» **Written problem**: Without the pictures, copy the entries below word for word.
== == ==
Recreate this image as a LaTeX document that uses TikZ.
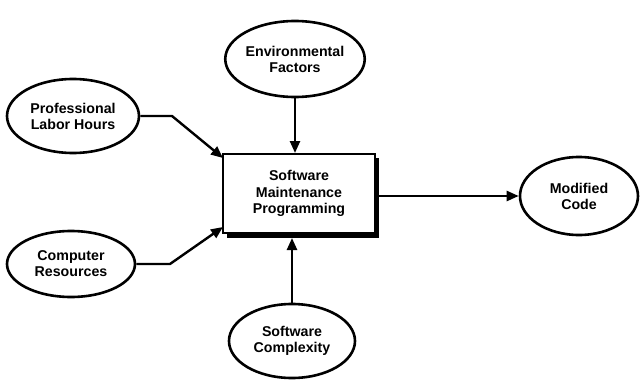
\documentclass[tikz,border=0pt]{standalone}
\usepackage{fontspec}
\setmainfont{Liberation Sans}
\usetikzlibrary{shapes.geometric,arrows.meta}
\tikzset{
  oval/.style={ellipse, draw=black, line width=2.6pt, fill=white, inner sep=0pt,
    align=center, font=\bfseries\fontsize{14.2}{16}\selectfont},
  procbox/.style={rectangle, draw=black, line width=2pt, fill=white, inner sep=0pt,
    align=center, font=\bfseries\fontsize{14.2}{16.5}\selectfont},
  arr/.style={line width=2.4pt, -{Triangle[length=12pt,width=10pt]}, line join=miter}
}
\begin{document}
\begin{tikzpicture}[x=1pt,y=-1pt]
\useasboundingbox (0,0) rectangle (641,380);
% shadow of box
\fill[black] (227,158) rectangle (378.5,238);
\node[procbox, minimum width=152pt, minimum height=79pt] (box) at (299,193.5)
  {Software\\Maintenance\\Programming};
\coordinate (shb) at (292,238);

\node[oval, minimum width=126pt, minimum height=76pt] (env) at (295,59) {Environmental\\Factors};
\node[oval, minimum width=132pt, minimum height=74pt] (pro) at (73,116) {Professional\\Labor Hours};
\node[oval, minimum width=128pt, minimum height=66pt] (com) at (71,264) {Computer\\Resources};
\node[oval, minimum width=126pt, minimum height=74pt] (cpx) at (292,341) {Software\\Complexity};
\node[oval, minimum width=118pt, minimum height=78pt] (mod) at (579,196) {Modified\\Code};

\coordinate (pbend) at (172,116);
\coordinate (cbend) at (170,264);
\coordinate (pin) at (223,158);
\coordinate (cin) at (223,227);

\draw[arr] (env.south) -- (env.south |- box.north);
\draw[arr] (pro.east) -- (pbend) -- (pin);
\draw[arr] (com.east) -- (cbend) -- (cin);
\draw[arr] (cpx.north) -- (shb);
\draw[arr] (box.east |- mod.west) -- (mod.west);
\end{tikzpicture}
\end{document}
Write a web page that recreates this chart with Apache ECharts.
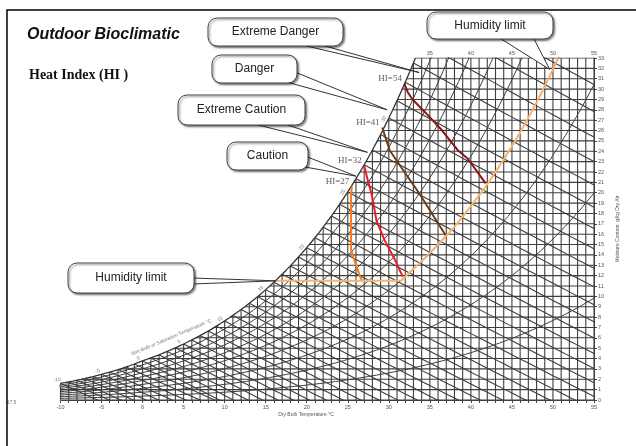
== == ==
» **Finished answer**:
Recreate this image as a LaTeX document that uses TikZ.
\documentclass[tikz,border=0pt]{standalone}
\usepackage{fontspec}
\setmainfont{Liberation Sans}
\usetikzlibrary{shapes.geometric,arrows.meta}
\tikzset{
  oval/.style={ellipse, draw=black, line width=2.6pt, fill=white, inner sep=0pt,
    align=center, font=\bfseries\fontsize{14.2}{16}\selectfont},
  procbox/.style={rectangle, draw=black, line width=2pt, fill=white, inner sep=0pt,
    align=center, font=\bfseries\fontsize{14.2}{16.5}\selectfont},
  arr/.style={line width=2.4pt, -{Triangle[length=12pt,width=10pt]}, line join=miter}
}
\begin{document}
\begin{tikzpicture}[x=1pt,y=-1pt]
\useasboundingbox (0,0) rectangle (641,380);
% shadow of box
\fill[black] (227,158) rectangle (378.5,238);
\node[procbox, minimum width=152pt, minimum height=79pt] (box) at (299,193.5)
  {Software\\Maintenance\\Programming};
\coordinate (shb) at (292,238);

\node[oval, minimum width=126pt, minimum height=76pt] (env) at (295,59) {Environmental\\Factors};
\node[oval, minimum width=132pt, minimum height=74pt] (pro) at (73,116) {Professional\\Labor Hours};
\node[oval, minimum width=128pt, minimum height=66pt] (com) at (71,264) {Computer\\Resources};
\node[oval, minimum width=126pt, minimum height=74pt] (cpx) at (292,341) {Software\\Complexity};
\node[oval, minimum width=118pt, minimum height=78pt] (mod) at (579,196) {Modified\\Code};

\coordinate (pbend) at (172,116);
\coordinate (cbend) at (170,264);
\coordinate (pin) at (223,158);
\coordinate (cin) at (223,227);

\draw[arr] (env.south) -- (env.south |- box.north);
\draw[arr] (pro.east) -- (pbend) -- (pin);
\draw[arr] (com.east) -- (cbend) -- (cin);
\draw[arr] (cpx.north) -- (shb);
\draw[arr] (box.east |- mod.west) -- (mod.west);
\end{tikzpicture}
\end{document}
Write a web page that recreates this chart with Apache ECharts.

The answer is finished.